Poll encourages bond supporters
December 10, 2007 - 10:00 pm
Clark County School District government relations chief Joyce Haldeman can barely say $9.5 billion without stuttering.
She's working on it. During the next year, she'll be repeating "$9.5 billion" over and over.
Haldeman is one of the key people tasked with persuading county residents to support the district's proposed 10-year plan to build 73 new schools and renovate the old ones. To accomplish that, she knows she must sell voters on a 2008 bond measure that would supply $7 billion of the total funding needed.
If the plan passes, it will become the most costly school construction program in Nevada history.
A poll commissioned by the Review-Journal shows Haldeman and her staff might not have far to go to win the necessary public support.
When 400 county voters were interviewed by Mason-Dixon Polling & Research staff last week, 46 percent said they would vote yes on such a bond measure. Thirty-nine percent said no and 15 percent were undecided. The poll's margin of error is plus or minus 5 percentage points.
"I'll take those numbers," Haldeman said. "That's a good place for us to start, especially if you consider we've not done any campaigning or community outreach yet."
The $7 billion cornerstone of the plan rests on maintaining the district's share of property taxes for school construction at 0.5534 cents per $100 of assessed valuation through 2018.
As existing school construction debt is paid off, the tax rate would remain the same, allowing the district to collect revenue for new building projects.
The remaining $2.5 billion is expected to come from the district's share of the real estate transfer tax and the hotel room tax.
The plan borrows its model from the district's 1998 bond program, crafted when the district was the ninth-largest public school system in the United States. Today, Clark County holds the No. 5 spot, with a student enrollment of 308,783.
"We aren't looking to raise the tax rate," Haldeman said. "This basically keeps everything the same."
That means the owner of a $300,000 home would continue to pay $581.07 annually for school construction. That amount would fluctuate as a residential property's assessed valuation increases or decreases during the time the bond is in effect.

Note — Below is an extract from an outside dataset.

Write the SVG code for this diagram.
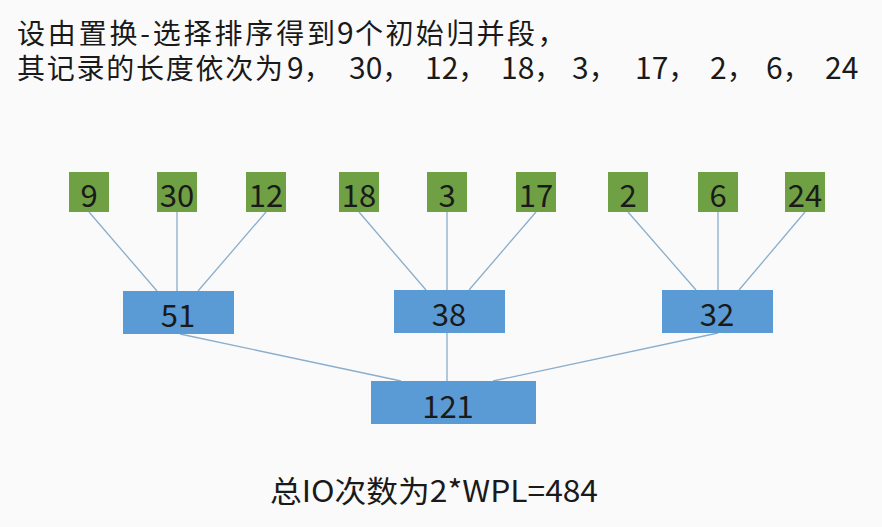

Any increases are limited by the 3 percent property tax cap now in place for Nevada homeowners. Jeff Weiler, chief financial officer for the district, said the 2008 proposal takes that cap into account. The plan is built on the assumption that annual property tax increases for existing homeowners will not exceed 3 percent.
State law does allow entities such as the school district to apply for exemptions to the property tax cap, which would allow the rates to grow beyond the 3 percent. Haldeman said the district is aware of the option but has no plan to pursue an exemption.
Mason-Dixon managing partner Brad Coker cautioned against being overly optimistic in interpreting the poll results on the school bond question. In general, people will support concepts, but as the ballot question is developed, as people are confronted with the actual language, and if they become confused, their natural instinct will be to vote no, he said.
"The results usually look different when we have a real ballot question to ask," Coker said. "The general rule of thumb on bond issues is that, once they're proposed, the only place they have to go is down."
Carole Vilardo, president of the Nevada Taxpayer Association, said it's in the district's best interest to keep any proposal simple and easy to understand. The concept of rolling over the current bond and renewing it for another 10 years isn't going to confuse voters. Muddying the waters by taking an action such as seeking an exemption creates uncertainty, Vilardo said. It also blows the district's historic advantage.
"In Clark County, with very few exceptions, voters are generally very supportive of school bond issues," Vilardo said.
The Nevada Taxpayers Association hasn't taken a position on the school bond proposal yet.
Vilardo is waiting to see what the ballot question looks like once School Board members approve the language in January.
The district's first foray into selling a mammoth school construction program to the public was a success. In 1998, 65 percent of voters approved the district's request to maintain the property tax rate for school construction at 0.5534 cents for 10 years. That construction program was proposed at $3.5 billion, but the money generated by property taxes and other growth revenues created a $4.9 billion construction fund. The 1998 program will conclude with the construction of 101 new schools and 11 replacement schools.
If voters approve the 2008 bond measure, the district has earmarked $5.1 billion for new construction: 53 elementary schools, 16 middle schools and four high schools. The model is built on the expectation that the district will experience an annual student enrollment increase of 3 percent to 4 percent.
The remaining $4.4 billion would be devoted to renovation and replacement of older schools, although the projects for that have not yet been formally prioritized.
School Board member Terri Janison said that portion of the bond is crucial. Schools in established communities should be able to provide the same level of service that new schools deliver to students.
"From a personal perspective, it's a true need," Janison said. "We do need to make sure that equity is there. Students need to have the same kind of quality education."